TV on the Radio
Desperate Youth, Blood Thirsty Babes [20th Anniversary Edition]
TOUCH AND GO
Brooklyn 2004 was a magical place and a magical moment—one of the last singular, attitudinal rock scenes in America for four years running by the time its experimental post-punk/pre-ambient R&B favorites TV on the Radio released their debut album, Desperate Youth, Blood Thirsty Babes. Bad Brains and The Isley Brothers having a baby with Low-era Bowie as their doula, and discontent as their natal lyrical axis, was the abstract, dynamics-rich cry that Tunde Adebimpe, Kyp Malone, Dave Sitek, and Jaleel Bunton made (RIP to Gerard Smith, TVotR’s utility member from 2005 until his 2011 passing) through to their 2013 hiatus—and seemingly will again as they hit the road supporting the 20-year anniversary of this debut.
From its opening "The Wrong Way”—Adebimpe’s powerfully emotive, cut-and-paste rant about Black masculinity weighed against the whole of Afroculturism: “Teaching folks the score / About patience, understanding, agape babe / And sweet, sweet amour”—to its hopelessly romantic closing bonus track “You Could Be Love,” Desperate Youth is perfection, a handsomely sculpted album eloquently balanced between the symmetry of contagious songcraft and the utter confounding of its angular, explosive musicality and obtuse wordiness. In its maelstrom’s center is Adebimpe’s big voice and tiny, intricately wound sentiments and thesis statements. Rare is the opportunity for a singer to be a poet-proclaimer without looking like a douchebag, yet here is Adebimpe hollering, “Hey, desperate youth / Oh, blood-thirsty babes / Oh, your guns are pointed the wrong way” like a multi-tracked, 21st century Frederick Douglass against a mass of steel, flutes, and fuzzed-out rhythms.
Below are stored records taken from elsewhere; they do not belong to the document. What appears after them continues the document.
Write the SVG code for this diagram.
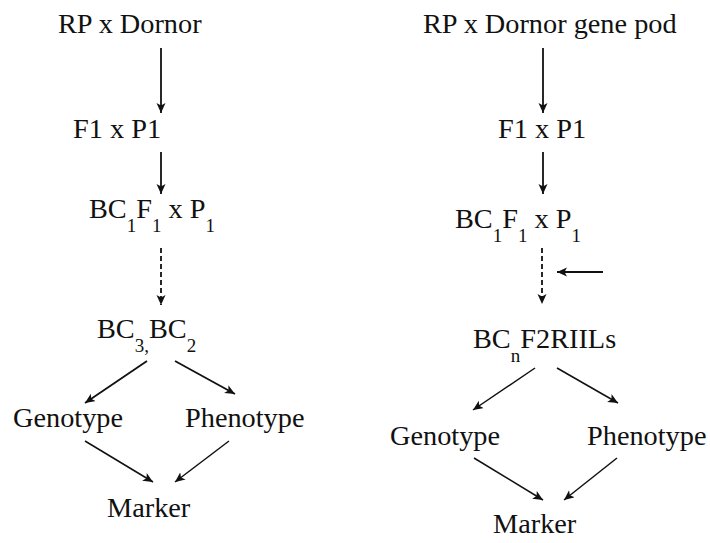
<svg xmlns="http://www.w3.org/2000/svg" width="710" height="543" viewBox="0 0 710 543">
<style>
text{font-family:"Liberation Serif","Times New Roman",serif;font-size:28.3px;fill:#111}
.sub{font-size:19px}
.c line{stroke:#111;stroke-width:1.8;fill:none}
.c .d{stroke-dasharray:5 3}
.c .t{stroke-width:1.5}
</style>
<defs>
<marker id="ah" markerUnits="userSpaceOnUse" markerWidth="12" markerHeight="10" refX="10" refY="4.5" orient="auto">
<path d="M0,0 L10,4.5 L0,9 L2.5,4.5 Z" fill="#111"/>
</marker>
</defs>
<rect width="710" height="543" fill="#fff"/>
<g id="l-rp"><text x="58" y="33">RP x Dornor</text></g>
<g id="l-f1"><text x="73" y="138">F1 x P1</text></g>
<g id="l-bc1"><text x="89" y="218">BC<tspan class="sub" dy="14">1</tspan><tspan dy="-14">F</tspan><tspan class="sub" dy="14">1</tspan><tspan dy="-14"> x P</tspan><tspan class="sub" dy="14">1</tspan></text></g>
<g id="l-bc3"><text x="97" y="338">BC<tspan class="sub" dy="14">3</tspan><tspan class="sub">,</tspan><tspan dy="-14">BC</tspan><tspan class="sub" dy="14">2</tspan></text></g>
<g id="l-geno"><text x="13" y="427">Genotype</text></g>
<g id="l-pheno"><text x="185" y="427">Phenotype</text></g>
<g id="l-marker"><text x="107" y="517">Marker</text></g>
<g id="r-rp"><text x="423" y="33">RP x Dornor gene pod</text></g>
<g id="r-f1"><text x="498" y="138">F1 x P1</text></g>
<g id="r-bc1"><text x="455" y="228">BC<tspan class="sub" dy="14">1</tspan><tspan dy="-14">F</tspan><tspan class="sub" dy="14">1</tspan><tspan dy="-14"> x P</tspan><tspan class="sub" dy="14">1</tspan></text></g>
<g id="r-bcn"><text x="473" y="348">BC<tspan class="sub" dy="14">n</tspan><tspan dy="-14">F2RIILs</tspan></text></g>
<g id="r-geno"><text x="390" y="445">Genotype</text></g>
<g id="r-pheno"><text x="587" y="445">Phenotype</text></g>
<g id="r-marker"><text x="493" y="533">Marker</text></g>
<g id="connectors" class="c">
<line x1="161" y1="48" x2="161" y2="113" marker-end="url(#ah)"/>
<line x1="161" y1="152" x2="161" y2="194" marker-end="url(#ah)"/>
<line class="d" x1="161" y1="248" x2="161" y2="305" marker-end="url(#ah)"/>
<line x1="147" y1="361" x2="85" y2="403" marker-end="url(#ah)"/>
<line x1="175" y1="361" x2="235" y2="394" marker-end="url(#ah)"/>
<line class="t" x1="85" y1="441" x2="153" y2="482" marker-end="url(#ah)"/>
<line class="t" x1="229" y1="441" x2="175" y2="482" marker-end="url(#ah)"/>
<line x1="543" y1="48" x2="543" y2="113" marker-end="url(#ah)"/>
<line x1="543" y1="152" x2="543" y2="194" marker-end="url(#ah)"/>
<line class="d" x1="542" y1="248" x2="542" y2="304" marker-end="url(#ah)"/>
<line x1="603" y1="272" x2="557" y2="272" marker-end="url(#ah)"/>
<line class="t" x1="535" y1="368" x2="473" y2="410" marker-end="url(#ah)"/>
<line class="t" x1="557" y1="368" x2="618" y2="403" marker-end="url(#ah)"/>
<line class="t" x1="474" y1="458" x2="543" y2="500" marker-end="url(#ah)"/>
<line class="t" x1="617" y1="458" x2="564" y2="500" marker-end="url(#ah)"/>
</g>
</svg>
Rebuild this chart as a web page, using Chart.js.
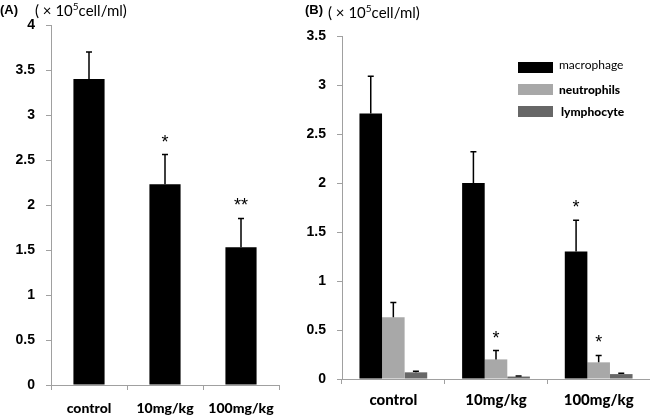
<!DOCTYPE html>
<html>
<head>
<meta charset="utf-8">
<script src="https://cdn.jsdelivr.net/npm/chart.js@4"></script>
<style>
  html, body { margin: 0; padding: 0; background: #fff; }
  body { width: 650px; height: 415px; position: relative; overflow: hidden; font-family: Lato, "Open Sans", sans-serif; }
  .box { position: absolute; }
  .t { position: absolute; white-space: nowrap; color: #000; }
  .lg { position: absolute; width: 35px; height: 11px; }
  .bt { font-family: "Liberation Sans", Arial, sans-serif; font-weight: bold; }
</style>
</head>
<body>
<div class="box" style="left:0;top:0;width:290px;height:415px"><canvas id="ca"></canvas></div>
<div class="box" style="left:295px;top:0;width:355px;height:415px"><canvas id="cb"></canvas></div>

<div class="t bt" style="left:0;top:2px;font-size:13px;">(A)</div>
<div class="t" style="left:35px;top:0px;font-size:15px;">( × 10<sup style="font-size:10px;">5</sup>cell/ml)</div>
<div class="t bt" style="left:305px;top:2px;font-size:13px;">(B)</div>
<div class="t" style="left:328px;top:2px;font-size:15px;">( × 10<sup style="font-size:10px;">5</sup>cell/ml)</div>

<div class="lg" style="left:518px;top:62px;background:#000;"></div>
<div class="lg" style="left:518px;top:84px;background:#a8a8a8;"></div>
<div class="lg" style="left:518px;top:106px;background:#676767;"></div>
<div class="t" style="left:559px;top:57px;font-size:12px;">macrophage</div>
<div class="t" style="left:559px;top:82px;font-size:12px;font-weight:900;">neutrophils</div>
<div class="t" style="left:561px;top:104px;font-size:12px;font-weight:900;">lymphocyte</div>

<script>
// ---- data ----
const categories = ['control', '10mg/kg', '100mg/kg'];

// Panel A: total cells
const totalA = [3.40, 2.23, 1.53];
const totalErrA = [0.30, 0.33, 0.32];
const totalSigA = ['', '*', '**'];
const ticksA = [0, 0.5, 1, 1.5, 2, 2.5, 3, 3.5, 4];

// Panel B: cell types
const macrophage = [2.71, 2.00, 1.30];
const macrophageErr = [0.38, 0.32, 0.32];
const macrophageSig = ['', '', '*'];
const neutrophils = [0.63, 0.20, 0.17];
const neutrophilsErr = [0.15, 0.09, 0.07];
const neutrophilsSig = ['', '*', '*'];
const lymphocyte = [0.068, 0.025, 0.05];
const lymphocyteErr = [0.012, 0.006, 0.008];
const lymphocyteSig = ['', '', ''];
const ticksB = [0, 0.5, 1, 1.5, 2, 2.5, 3, 3.5];

const FONT = 'Lato, "Open Sans", sans-serif';
const NUMFONT = '"Liberation Sans", Arial, sans-serif';
const AXIS = '#a0a0a0';

Chart.defaults.color = '#000';

const errPlugin = {
  id: 'errbars',
  afterDatasetsDraw(chart) {
    const ctx = chart.ctx;
    const y = chart.scales.y;
    ctx.save();
    chart.data.datasets.forEach((ds, di) => {
      const meta = chart.getDatasetMeta(di);
      meta.data.forEach((bar, i) => {
        const v = ds.data[i], e = ds.errors[i];
        const yb = y.getPixelForValue(v), yt = y.getPixelForValue(v + e);
        ctx.strokeStyle = '#000';
        ctx.lineWidth = 1.5;
        ctx.beginPath();
        ctx.moveTo(bar.x, yb); ctx.lineTo(bar.x, yt);
        ctx.moveTo(bar.x - 3, yt); ctx.lineTo(bar.x + 3, yt);
        ctx.stroke();
        if (ds.sig[i]) {
          ctx.fillStyle = '#000';
          ctx.font = '18px ' + NUMFONT;
          ctx.textAlign = 'center';
          ctx.textBaseline = 'middle';
          ctx.fillText(ds.sig[i], bar.x, yt - 12);
        }
      });
    });
    ctx.restore();
  }
};

function xScale(fontSize, pad, h) {
  return {
    offset: true,
    grid: { offset: true, drawOnChartArea: false, drawTicks: true, tickLength: 5, color: AXIS },
    border: { color: AXIS, width: 1 },
    ticks: { color: '#000', font: { family: FONT, size: fontSize, weight: '900' }, padding: pad, maxRotation: 0 },
    afterFit(s) { s.height = h; }
  };
}
function yScale(tickVals, w) {
  return {
    type: 'linear',
    min: tickVals[0], max: tickVals[tickVals.length - 1],
    grid: { drawOnChartArea: false, drawTicks: true, tickLength: 5, color: AXIS },
    border: { color: AXIS, width: 1 },
    ticks: {
      stepSize: tickVals[1] - tickVals[0],
      color: '#000',
      font: { family: NUMFONT, size: 14, weight: 'bold' },
      padding: 11,
      callback: function (v) { return tickVals.includes(v) ? String(v) : ''; }
    },
    afterFit(s) { s.width = w; }
  };
}

new Chart(document.getElementById('ca'), {
  type: 'bar',
  data: {
    labels: categories,
    datasets: [{ data: totalA, errors: totalErrA, sig: totalSigA, backgroundColor: '#000', categoryPercentage: 1, barPercentage: 0.41 }]
  },
  options: {
    responsive: true, maintainAspectRatio: false, animation: false,
    layout: { padding: { top: 25, left: 0, right: 11, bottom: 0 } },
    plugins: { legend: { display: false }, tooltip: { enabled: false } },
    scales: { x: xScale(14, 10, 30), y: yScale(ticksA, 51) }
  },
  plugins: [errPlugin]
});

new Chart(document.getElementById('cb'), {
  type: 'bar',
  data: {
    labels: categories,
    datasets: [
      { label: 'macrophage', data: macrophage, errors: macrophageErr, sig: macrophageSig, backgroundColor: '#000' },
      { label: 'neutrophils', data: neutrophils, errors: neutrophilsErr, sig: neutrophilsSig, backgroundColor: '#a8a8a8' },
      { label: 'lymphocyte', data: lymphocyte, errors: lymphocyteErr, sig: lymphocyteSig, backgroundColor: '#676767' }
    ]
  },
  options: {
    responsive: true, maintainAspectRatio: false, animation: false,
    datasets: { bar: { categoryPercentage: 0.66, barPercentage: 1 } },
    layout: { padding: { top: 36, left: 0, right: 0, bottom: 0 } },
    plugins: { legend: { display: false }, tooltip: { enabled: false } },
    scales: { x: xScale(15, 7, 36), y: yScale(ticksB, 47) }
  },
  plugins: [errPlugin]
});
</script>
</body>
</html>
And you don’t get Adebimpe’s vocals without the band’s equally urgent instrumentation and wildly insistent grooves as overheatedly produced by Sitek. Working as one testy, churning combine tied to Sitek’s incendiary sonic vibe, the lyrical desolation that fills “Dreams” and “King Eternal” with the still-fresh horror of post-9/11 NYC informs its moody arrangements. The crushing blight of “Don’t Love You” is as heaving in its forceful instrumentation as it is Adebimpe’s lyrics. Even the raw cuts acting as extras on this 20th anniversary two-LP set—“Final Fantasy,” an early take of what would become the psychedelicized anti-war screed “Bomb Yourself,” a heightened demo version of their ardently anthemic “Staring at the Sun,” and the New Health Rock EP, featuring a cover of Yeah Yeah Yeah’s “Modern Romance”—rip through your speakers, and tug on whatever connects your heart to your soul, then down into your stomach.
Weirder still, I don’t think Touch and Go touched this modern-day classic one bit: Desperate Youth, Blood Thirsty Babes sounded this good then, as it does now.